Thursday, February 24, 2011

Police: Up to 120 bodies in building

CHRISTCHURCH, New Zealand

Police say up to 120 bodies may still be inside one of the buildings hardest hit by New Zealand’s devastating earthquake.

That number is not included in the official death toll of 76, which is based on the bodies recovered and brought to a temporary morgue in the stricken city of Christchurch.

Police Superintendent Dave Cliff told reporters Thursday that “between the late 60s and 120 bodies, at the upper limit” were believed to still be inside the Canterbury Television building. That number includes foreign students at an English-language school in the building.

A magnitude 6.3 earthquake tore through Christchurch around lunchtime Tuesday, collapsing some buildings completely and badly damaging many others in one of the country’s worst disasters.

Obama awards 6 Purple Hearts

WASHINGTON

President Barack Obama awarded six Purple Hearts while visiting with wounded service members Wednesday.

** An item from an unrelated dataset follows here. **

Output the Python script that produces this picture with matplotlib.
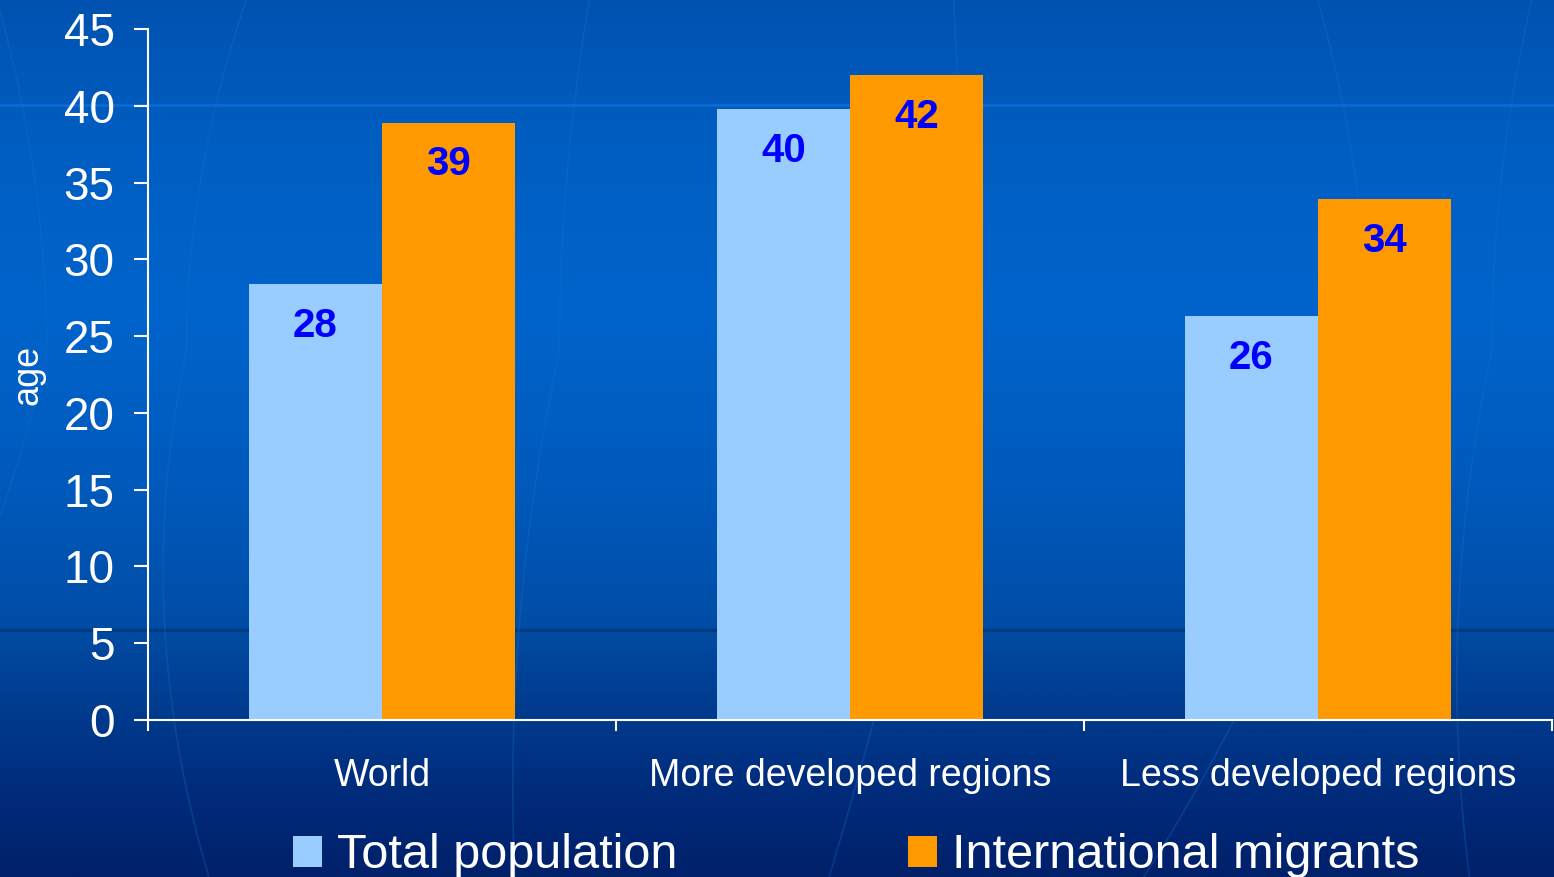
import numpy as np
import matplotlib
matplotlib.use("Agg")
import matplotlib.pyplot as plt
from matplotlib.colors import LinearSegmentedColormap

plt.rcParams['font.family'] = ['Liberation Sans', 'DejaVu Sans']

categories = ["World", "More developed regions", "Less developed regions"]
total_pop = [28.4, 39.8, 26.3]
migrants = [38.9, 42.0, 33.9]
total_lbl = ["28", "40", "26"]
migr_lbl = ["39", "42", "34"]

fig = plt.figure(figsize=(15.54, 8.77), dpi=100)

# background gradient
bg = fig.add_axes([0, 0, 1, 1], zorder=-10)
cmap = LinearSegmentedColormap.from_list("bg", [
    (0.0, "#00206a"), (0.1, "#002c7c"), (0.2, "#003d90"), (0.3, "#004ea8"),
    (0.45, "#005abc"), (0.65, "#0064cc"), (0.85, "#005dc0"), (1.0, "#0052b0")])
grad = np.linspace(0, 1, 512).reshape(-1, 1)
bg.imshow(grad, aspect="auto", cmap=cmap, origin="lower", extent=[0, 1, 0, 1])
bg.axhline(1 - 105 / 877, color="#0a6ad6", lw=2)
bg.axhline(1 - 630 / 877, color="#003a80", lw=2.5)
# faint globe meridians
yy = np.linspace(0, 1, 200)
for x0, k in [(0.03, -0.05), (0.12, 0.06), (0.36, 0.03), (0.62, -0.01), (0.88, -0.05), (0.96, 0.04)]:
    bg.plot(x0 + k * (yy - 0.6) ** 2 * 4 - 0.12 * (0.6 - yy) * (yy < 0.6), yy,
            color="#1a6fd0", lw=1.2, alpha=0.3)
bg.set_xlim(0, 1)
bg.set_ylim(0, 1)
bg.axis("off")

ax = fig.add_axes([148 / 1554, 1 - 720 / 877, 1404 / 1554, 691 / 877])
ax.patch.set_alpha(0)

x = np.arange(len(categories))
w = 0.285
b1 = ax.bar(x - w / 2, total_pop, w, color="#99ccff", label="Total population")
b2 = ax.bar(x + w / 2, migrants, w, color="#ff9900", label="International migrants")

for xi, v, t in zip(x - w / 2, total_pop, total_lbl):
    ax.annotate(t, xy=(xi, v), xytext=(0, -30), textcoords="offset points",
                ha="center", va="center", fontsize=29, fontweight="bold", color="#0000ff")
for xi, v, t in zip(x + w / 2, migrants, migr_lbl):
    ax.annotate(t, xy=(xi, v), xytext=(0, -30), textcoords="offset points",
                ha="center", va="center", fontsize=29, fontweight="bold", color="#0000ff")

ax.set_xlim(-0.5, 2.5)
ax.set_ylim(0, 45)
ax.set_yticks(range(0, 46, 5))
ax.set_xticks(x)
ax.set_xticklabels(categories)
ax.set_xticks([-0.5, 0.5, 1.5, 2.5], minor=True)

for s in ["top", "right"]:
    ax.spines[s].set_visible(False)
for s in ["left", "bottom"]:
    ax.spines[s].set_color("white")
    ax.spines[s].set_linewidth(1.5)

ax.tick_params(axis="y", colors="white", labelsize=33, length=10, width=1.5, pad=14)
ax.tick_params(axis="x", which="major", colors="white", labelsize=27, length=0, pad=27)
ax.tick_params(axis="x", which="minor", colors="white", length=8, width=1.5)

ax.set_ylabel("age", color="white", fontsize=26)
ax.yaxis.label.set_verticalalignment("center")
ax.yaxis.set_label_coords(-0.0855, 0.5)

fig.legend(handles=[b1, b2], loc="center", bbox_to_anchor=(856 / 1554, 1 - 856 / 877),
           ncol=2, frameon=False, fontsize=35, labelcolor="white",
           handlelength=0.6, handleheight=0.6, handletextpad=0.3, columnspacing=4.75)

fig.savefig("out.png", dpi=100)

The commander in chief met with 22 patients and their families during a midday visit to the National Naval Medical Center in Bethesda, Md., just outside of Washington, the White House said.

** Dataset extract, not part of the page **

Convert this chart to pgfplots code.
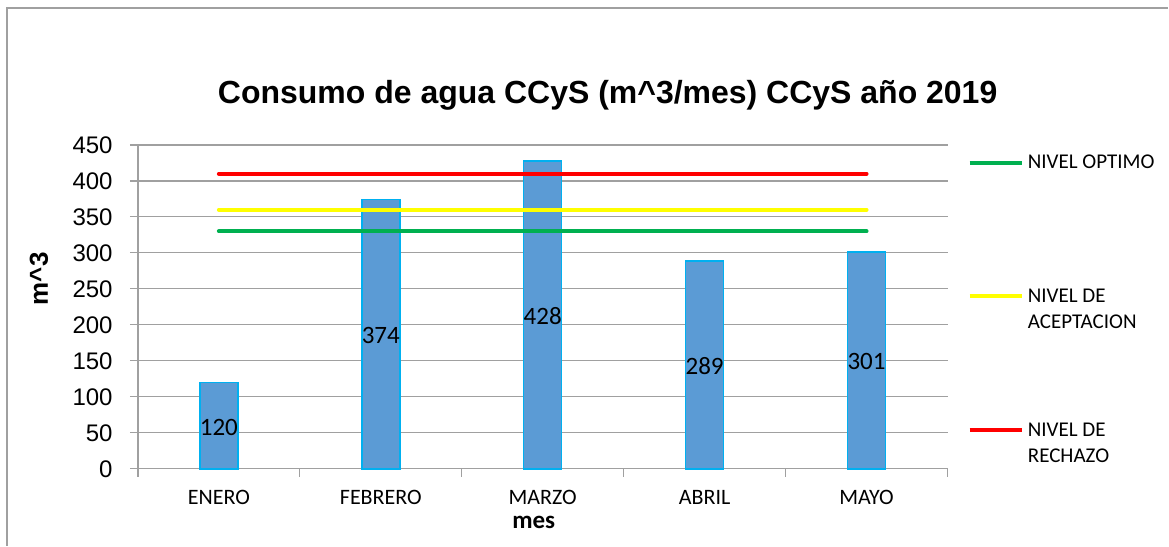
\documentclass[border=0pt]{standalone}
\usepackage{fontspec}
\setmainfont{Liberation Sans}
\newfontfamily\calib{Carlito}
\usepackage{pgfplots}
\pgfplotsset{compat=1.18}
\definecolor{barfill}{HTML}{5B9BD5}
\definecolor{baredge}{HTML}{00B0F0}
\definecolor{gridc}{HTML}{A0A0A0}
\definecolor{optimo}{HTML}{00B050}
\definecolor{acept}{HTML}{FFFF00}
\definecolor{rech}{HTML}{FF0000}
\begin{document}
\begin{tikzpicture}
\begin{axis}[
  at={(0,0)}, anchor=south west,
  scale only axis, width=405pt, height=162pt,
  xmin=-0.5, xmax=4.5, ymin=0, ymax=450,
  axis x line=bottom, axis y line=left,
  axis line style={-, draw=gridc, line width=0.6pt},
  ytick={0,50,...,450}, ymajorgrids,
  grid style={draw=gridc, line width=0.6pt},
  xtick={0,...,4}, xticklabels={ENERO,FEBRERO,MARZO,ABRIL,MAYO},
  major x tick style={draw=none},
  minor xtick={-0.5,0.5,...,4.5},
  minor x tick style={draw=gridc, line width=0.6pt},
  major y tick style={draw=gridc, line width=0.6pt},
  tick align=outside, major tick length=4pt, minor tick length=4pt,
  /pgf/number format/assume math mode=true,
  yticklabel style={font=\fontsize{12}{14}\selectfont, anchor=east, inner sep=0pt, xshift=-8.5pt},
  xticklabel style={font=\calib\fontsize{11}{13}\selectfont, anchor=base, inner sep=0pt, yshift=-14pt},
  clip=false,
]
\addplot[ybar, bar width=19pt, fill=barfill, draw=baredge, line width=0.75pt]
  coordinates {(0,120) (1,374) (2,428) (3,289) (4,301)};
\addplot[draw=none, mark=none, nodes near coords, point meta=explicit symbolic,
  nodes near coords style={font=\calib\fontsize{12.5}{14}\selectfont, anchor=center, inner sep=0pt, text=black}]
  coordinates {(0,58)[120] (1,185)[374] (2,212)[428] (3,142.5)[289] (4,148.5)[301]};
\addplot[optimo, line width=2pt, line cap=round] coordinates {(0,330) (4,330)};
\addplot[acept, line width=2pt, line cap=round] coordinates {(0,360) (4,360)};
\addplot[rech, line width=2pt, line cap=round] coordinates {(0,410) (4,410)};
\end{axis}
\begin{scope}[x=0.5pt, y=-0.5pt, shift={(-138,-469)}]
  \path (0,0) rectangle (1169,546);
  \draw[gridc, line width=0.6pt] (7,546) -- (7,8) -- (1169,8);
  \node[anchor=base, inner sep=0pt, font=\bfseries\fontsize{16}{19}\selectfont] at (608,104)
    {Consumo de agua CCyS (m\textasciicircum 3/mes) CCyS año 2019};
  \node[rotate=90, anchor=base, inner sep=0pt, font=\bfseries\fontsize{13}{15}\selectfont] at (48,279)
    {m\textasciicircum 3};
  \node[anchor=base, inner sep=0pt, font=\calib\bfseries\fontsize{12.5}{14}\selectfont] at (534,529) {mes};
  \draw[optimo, line width=2pt] (970,162.7) -- (1023,162.7);
  \draw[acept, line width=2pt] (970,296) -- (1023,296);
  \draw[rech, line width=2pt] (970,430) -- (1023,430);
  \begin{scope}[every node/.style={anchor=base west, inner sep=0pt, font=\calib\fontsize{10.5}{13}\selectfont}]
    \node at (1028,169) {NIVEL OPTIMO};
    \node at (1028,303) {NIVEL DE};
    \node at (1028,329) {ACEPTACION};
    \node at (1028,437) {NIVEL DE};
    \node at (1028,463) {RECHAZO};
  \end{scope}
\end{scope}
\end{tikzpicture}
\end{document}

Twenty-one served in Afghanistan; the other served in Iraq.

The visits are closed to media coverage, and the White House does not identify the medal recipients.

Hawaii allows same-sex unions

HONOLULU

Hawaii Gov. Neil Abercrombie has signed same-sex civil unions into law, granting gay and lesbian couples the same state rights as married partners.

Civil unions in the Rainbow State would start Jan. 1, 2012. Five other states and the District of Columbia allow same-sex marriage.

The new law comes after 20 years of court fights, protest rallies and passionate public debate in a state that long has been a gay-rights battleground.

China charges Internet posters

BEIJING

Activists say China has filed subversion charges against Internet users who re-posted a call for protests modeled on the democracy movements in the Middle East.

The Hong Kong-based Information Center for Human Rights and Democracy said Wednesday at least three people were detained on charges of “inciting subversion of state power.”

US drops defense of anti-gay-union law

WASHINGTON

President Barack Obama ordered his administration Wednesday to stop defending the constitutionality of a federal law that bans recognition of gay marriage, a policy reversal that could have major implications for the rights and benefits of gay couples and reignite an emotional debate for the 2012 presidential campaign.

Obama still is “grappling” with his personal views on whether gays should be allowed to marry but has long opposed the federal law as unnecessary and unfair, said spokesman Jay Carney.

Ford to recall F-150s

WASHINGTON

Under government pressure, Ford Motor Co. said Wednesday it will recall nearly 150,000 F-150 pickup trucks to fix air bags that could deploy without warning, a fraction of the vehicles the government contends should be called back and repaired.

The recall covers trucks from the 2005-06 model years in the United States and Canada for what the Dearborn, Mich., company calls a “relatively low risk” of the air bag’s deploying inadvertently.